Data excerpt —

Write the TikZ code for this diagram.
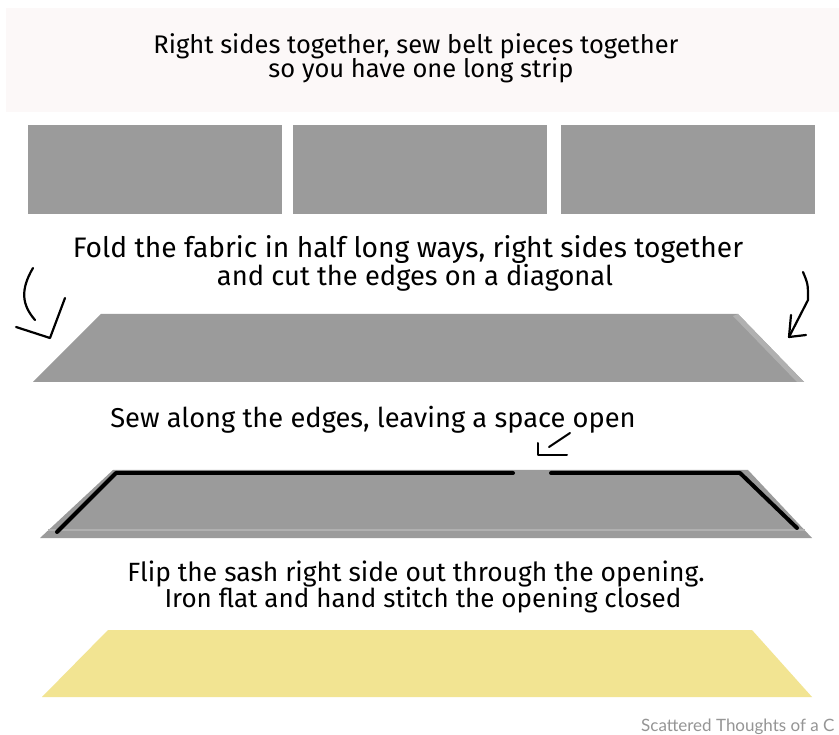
\documentclass[tikz,border=0pt]{standalone}
\usepackage{fontspec}
\setmainfont{Fira Sans}
\newfontfamily\wmfont{Lato}
\definecolor{bandcol}{HTML}{FCF8F8}
\definecolor{fabric}{HTML}{9B9B9B}
\definecolor{fabricedge}{HTML}{B0B0B0}
\definecolor{sashyellow}{HTML}{F2E492}
\definecolor{wmgray}{HTML}{959595}
\begin{document}
\begin{tikzpicture}[x=1pt,y=-1pt,
  caption/.style={anchor=base,inner sep=0pt,font=\fontsize{25.5}{28}\selectfont},
  bigcaption/.style={caption,font=\fontsize{27.3}{30}\selectfont},
  piece/.style={fill=fabric,draw=none,minimum width=254pt,minimum height=89pt,inner sep=0pt,anchor=north west},
  hand/.style={draw=black,line width=2.2pt,line cap=round,line join=round},
  seam/.style={draw=black,line width=4pt,line cap=round,line join=round}]
\useasboundingbox (0,0) rectangle (839,735);
\fill[white] (0,0) rectangle (839,735);
% top band
\fill[bandcol] (6,8) rectangle (839,112);
\node[caption] (t1) at (416,54) {Right sides together, sew belt pieces together};
\node[caption] (t2) at (421,78) {so you have one long strip};
% three pieces
\node[piece] (p1) at (28,125) {};
\node[piece] (p2) at (293,125) {};
\node[piece] (p3) at (561,125) {};
% fold text
\node[bigcaption,font=\fontsize{28.2}{30}\selectfont] (f1) at (408,258) {Fold the fabric in half long ways, right sides together};
\node[bigcaption] (f2) at (415,286) {and cut the edges on a diagonal};
% arrows
\coordinate (la0) at (33,268);
\coordinate (la1) at (35,320);
\coordinate (latip) at (50,338);
\coordinate (laL) at (16,327);
\coordinate (laR) at (65,298);
\draw[hand] (la0) .. controls (20,290) and (22,305) .. (la1);
\draw[hand] (laL) -- (latip) -- (laR);
\coordinate (ra0) at (803,272);
\coordinate (ra1) at (808,300);
\coordinate (ratip) at (789,337);
\coordinate (raU) at (791,315);
\coordinate (raR) at (806,335);
\draw[hand] (ra0) .. controls (808,284) .. (ra1) -- (ratip);
\draw[hand] (raU) -- (ratip) -- (raR);
% trapezoid 1
\coordinate (a1) at (101,314);
\coordinate (a2) at (738,314);
\coordinate (a3) at (804,382);
\coordinate (a4) at (33,382);
\fill[fabric] (a1) -- (a2) -- (a3) -- (a4) -- cycle;
\fill[fabricedge] (a2) -- (a3) -- (797,382) -- (733,316) -- cycle;
% sew text
\node[bigcaption] (s1) at (373,428) {Sew along the edges, leaving a space open};
\coordinate (sa0) at (570,433);
\coordinate (sa1) at (549,447);
\coordinate (satip) at (538,455);
\coordinate (saU) at (538,443);
\coordinate (saR) at (567,455);
\draw[hand,line width=2pt] (sa0) -- (sa1);
\draw[hand,line width=2pt] (saU) -- (satip) -- (saR);
% trapezoid 2
\coordinate (b1) at (113,470);
\coordinate (b2) at (748,470);
\coordinate (b3) at (812,538);
\coordinate (b4) at (40,538);
\fill[fabric] (b1) -- (b2) -- (b3) -- (b4) -- cycle;
\draw[fabricedge,line width=1.5pt] (48,530) -- (805,530);
\coordinate (sl0) at (57,532);
\coordinate (sl1) at (116,473);
\coordinate (sl2) at (513,473);
\coordinate (sr0) at (551,473);
\coordinate (sr1) at (740,473);
\coordinate (sr2) at (797,528);
\draw[seam] (sl0) -- (sl1) -- (sl2);
\draw[seam] (sr0) -- (sr1) -- (sr2);
% flip text
\node[caption,font=\fontsize{26.4}{28}\selectfont] (l1) at (416,581) {Flip the sash right side out through the opening.};
\node[caption,font=\fontsize{26}{28}\selectfont] (l2) at (423,607) {Iron flat and hand stitch the opening closed};
% yellow sash
\coordinate (c1) at (108,630);
\coordinate (c2) at (752,630);
\coordinate (c3) at (812,697);
\coordinate (c4) at (42,697);
\fill[sashyellow] (c1) -- (c2) -- (c3) -- (c4) -- cycle;
% watermark
\node[anchor=base west,inner sep=0pt,text=wmgray,font=\wmfont\fontsize{17}{19}\selectfont] (wm) at (641,731) {Scattered Thoughts of a C};
\end{tikzpicture}
\end{document}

What you are asked to do —
Leave out the pictures and restate everything else word for word.

Response —
Write the TikZ code for this diagram.
\documentclass[tikz,border=0pt]{standalone}
\usepackage{fontspec}
\setmainfont{Fira Sans}
\newfontfamily\wmfont{Lato}
\definecolor{bandcol}{HTML}{FCF8F8}
\definecolor{fabric}{HTML}{9B9B9B}
\definecolor{fabricedge}{HTML}{B0B0B0}
\definecolor{sashyellow}{HTML}{F2E492}
\definecolor{wmgray}{HTML}{959595}
\begin{document}
\begin{tikzpicture}[x=1pt,y=-1pt,
  caption/.style={anchor=base,inner sep=0pt,font=\fontsize{25.5}{28}\selectfont},
  bigcaption/.style={caption,font=\fontsize{27.3}{30}\selectfont},
  piece/.style={fill=fabric,draw=none,minimum width=254pt,minimum height=89pt,inner sep=0pt,anchor=north west},
  hand/.style={draw=black,line width=2.2pt,line cap=round,line join=round},
  seam/.style={draw=black,line width=4pt,line cap=round,line join=round}]
\useasboundingbox (0,0) rectangle (839,735);
\fill[white] (0,0) rectangle (839,735);
% top band
\fill[bandcol] (6,8) rectangle (839,112);
\node[caption] (t1) at (416,54) {Right sides together, sew belt pieces together};
\node[caption] (t2) at (421,78) {so you have one long strip};
% three pieces
\node[piece] (p1) at (28,125) {};
\node[piece] (p2) at (293,125) {};
\node[piece] (p3) at (561,125) {};
% fold text
\node[bigcaption,font=\fontsize{28.2}{30}\selectfont] (f1) at (408,258) {Fold the fabric in half long ways, right sides together};
\node[bigcaption] (f2) at (415,286) {and cut the edges on a diagonal};
% arrows
\coordinate (la0) at (33,268);
\coordinate (la1) at (35,320);
\coordinate (latip) at (50,338);
\coordinate (laL) at (16,327);
\coordinate (laR) at (65,298);
\draw[hand] (la0) .. controls (20,290) and (22,305) .. (la1);
\draw[hand] (laL) -- (latip) -- (laR);
\coordinate (ra0) at (803,272);
\coordinate (ra1) at (808,300);
\coordinate (ratip) at (789,337);
\coordinate (raU) at (791,315);
\coordinate (raR) at (806,335);
\draw[hand] (ra0) .. controls (808,284) .. (ra1) -- (ratip);
\draw[hand] (raU) -- (ratip) -- (raR);
% trapezoid 1
\coordinate (a1) at (101,314);
\coordinate (a2) at (738,314);
\coordinate (a3) at (804,382);
\coordinate (a4) at (33,382);
\fill[fabric] (a1) -- (a2) -- (a3) -- (a4) -- cycle;
\fill[fabricedge] (a2) -- (a3) -- (797,382) -- (733,316) -- cycle;
% sew text
\node[bigcaption] (s1) at (373,428) {Sew along the edges, leaving a space open};
\coordinate (sa0) at (570,433);
\coordinate (sa1) at (549,447);
\coordinate (satip) at (538,455);
\coordinate (saU) at (538,443);
\coordinate (saR) at (567,455);
\draw[hand,line width=2pt] (sa0) -- (sa1);
\draw[hand,line width=2pt] (saU) -- (satip) -- (saR);
% trapezoid 2
\coordinate (b1) at (113,470);
\coordinate (b2) at (748,470);
\coordinate (b3) at (812,538);
\coordinate (b4) at (40,538);
\fill[fabric] (b1) -- (b2) -- (b3) -- (b4) -- cycle;
\draw[fabricedge,line width=1.5pt] (48,530) -- (805,530);
\coordinate (sl0) at (57,532);
\coordinate (sl1) at (116,473);
\coordinate (sl2) at (513,473);
\coordinate (sr0) at (551,473);
\coordinate (sr1) at (740,473);
\coordinate (sr2) at (797,528);
\draw[seam] (sl0) -- (sl1) -- (sl2);
\draw[seam] (sr0) -- (sr1) -- (sr2);
% flip text
\node[caption,font=\fontsize{26.4}{28}\selectfont] (l1) at (416,581) {Flip the sash right side out through the opening.};
\node[caption,font=\fontsize{26}{28}\selectfont] (l2) at (423,607) {Iron flat and hand stitch the opening closed};
% yellow sash
\coordinate (c1) at (108,630);
\coordinate (c2) at (752,630);
\coordinate (c3) at (812,697);
\coordinate (c4) at (42,697);
\fill[sashyellow] (c1) -- (c2) -- (c3) -- (c4) -- cycle;
% watermark
\node[anchor=base west,inner sep=0pt,text=wmgray,font=\wmfont\fontsize{17}{19}\selectfont] (wm) at (641,731) {Scattered Thoughts of a C};
\end{tikzpicture}
\end{document}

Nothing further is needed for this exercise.